Deane “has long been a standard bearer for the shiniest of high-end cookery in Belfast… but he’s clearly also extremely good at the laidback” end too.
There’s no review from Grace Dent this week.
*****
The Times & The Sunday Times
Charlotte Ivers “followed the money” to Wolseley City, and decided that it’s “a second-rate second helping”.
**
Giles Coren reviewed Kolae and found it “full of New Yorky Russell Norman-ness”.
*****
The Telegraph
William Sitwell reviewed a very quiet Origin City in Smithfield, which “offers surprisingly good value for pretty decent grub”.
Inside it’s “all white walls, high ceilings and the odd cave-type painting of a cow” and the menu is “hearty stuff” – “food to revive you if you’d been stuck in a wet pothole for a week”. (***)
*****
The Scotsman
Rosalind Erskine reviewed the £45 festive brasserie set menu at Ubiquitous Chip in Glasgow; it’s “a seasonal pub grub special” with a menu that’s “well thought out”.
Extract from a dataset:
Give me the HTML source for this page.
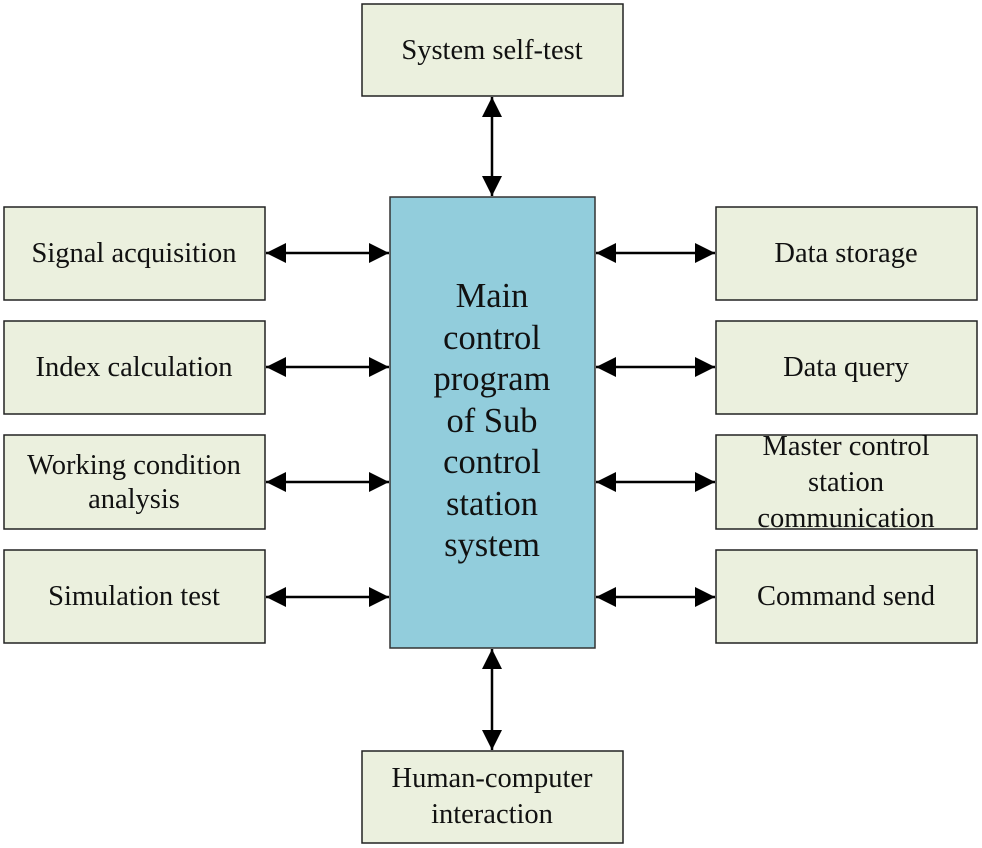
<!DOCTYPE html>
<html><head><meta charset="utf-8"><style>
html,body{margin:0;padding:0;background:#fff;}
svg{display:block;}
text{font-family:"Liberation Serif",serif;fill:#111;}
.b{fill:#ebf0de;stroke:#222;stroke-width:1.5;}
.t{font-size:28.5px;text-anchor:middle;}
.m{font-size:34.5px;text-anchor:middle;}
line{stroke:#000;stroke-width:2.5;}
</style></head><body>
<svg width="982" height="848" viewBox="0 0 982 848" xmlns="http://www.w3.org/2000/svg">
<defs>
<marker id="a" viewBox="0 0 10 10" refX="10" refY="5" markerWidth="28" markerHeight="20" markerUnits="userSpaceOnUse" orient="auto-start-reverse">
<path d="M0,0 L10,5 L0,10 z" fill="#000"/>
</marker>
</defs>
<rect class="b" x="362" y="4" width="261" height="92"/>
<text class="t" x="492" y="59">System self-test</text>
<line x1="492" y1="97" x2="492" y2="196" marker-start="url(#a)" marker-end="url(#a)"/>
<rect x="390" y="197" width="205" height="451" fill="#92cddc" stroke="#333" stroke-width="1.5"/>
<text class="m" x="492" y="307">Main</text>
<text class="m" x="492" y="349">control</text>
<text class="m" x="492" y="390">program</text>
<text class="m" x="492" y="432">of Sub</text>
<text class="m" x="492" y="473">control</text>
<text class="m" x="492" y="515">station</text>
<text class="m" x="492" y="556">system</text>
<line x1="492" y1="649" x2="492" y2="750" marker-start="url(#a)" marker-end="url(#a)"/>
<rect class="b" x="362" y="751" width="261" height="92"/>
<text class="t" x="492" y="787">Human-computer</text>
<text class="t" x="492" y="823">interaction</text>
<rect class="b" x="4" y="207" width="261" height="93"/>
<text class="t" x="134" y="262">Signal acquisition</text>
<rect class="b" x="4" y="321" width="261" height="93"/>
<text class="t" x="134" y="376">Index calculation</text>
<rect class="b" x="4" y="435" width="261" height="94"/>
<text class="t" x="134" y="474">Working condition</text>
<text class="t" x="134" y="508">analysis</text>
<rect class="b" x="4" y="550" width="261" height="93"/>
<text class="t" x="134" y="605">Simulation test</text>
<line x1="266" y1="253" x2="389" y2="253" marker-start="url(#a)" marker-end="url(#a)"/>
<line x1="266" y1="367" x2="389" y2="367" marker-start="url(#a)" marker-end="url(#a)"/>
<line x1="266" y1="482" x2="389" y2="482" marker-start="url(#a)" marker-end="url(#a)"/>
<line x1="266" y1="597" x2="389" y2="597" marker-start="url(#a)" marker-end="url(#a)"/>
<line x1="596" y1="253" x2="715" y2="253" marker-start="url(#a)" marker-end="url(#a)"/>
<line x1="596" y1="367" x2="715" y2="367" marker-start="url(#a)" marker-end="url(#a)"/>
<line x1="596" y1="482" x2="715" y2="482" marker-start="url(#a)" marker-end="url(#a)"/>
<line x1="596" y1="597" x2="715" y2="597" marker-start="url(#a)" marker-end="url(#a)"/>
<rect class="b" x="716" y="207" width="261" height="93"/>
<text class="t" x="846" y="262">Data storage</text>
<rect class="b" x="716" y="321" width="261" height="93"/>
<text class="t" x="846" y="376">Data query</text>
<rect class="b" x="716" y="435" width="261" height="94"/>
<text class="t" x="846" y="455">Master control</text>
<text class="t" x="846" y="491">station</text>
<text class="t" x="846" y="527">communication</text>
<rect class="b" x="716" y="550" width="261" height="93"/>
<text class="t" x="846" y="605">Command send</text>
</svg>
</body></html>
“Once the longest-established family-owned restaurant in Glasgow”, The Chip was sold to the Metropolitan Pub Company, an arm of Greene King, in 2022, but “still seems, thankfully, unchanged and as busy as ever”. (75%)
**
Meanwhile, Gaby Soutar reviewed the Festive Afternoon Tea at Prestonfield House, possibly “Edinburgh’s most Christmassy spot” (“there are 17 Christmas trees in there”). (80%)
*****
And also…
The FT’s Globetrotter provided an article on where to find London’s best Brussels sprouts, with recommendations of places that “take this wintry veg to new levels (even serving them in martini form)”.
*****
In The Independent, Hannah Twiggs reviewed Jamie Oliver’s new restaurant – his first in four years – and asked if the celebrity chef’s “new showpiece restaurant [can] right his wrongs”.
*****
Tom Parker Bowles reviewed The Devonshire in Soho and found it “perfectly old-fashioned” with a “dream team” behind the stoves.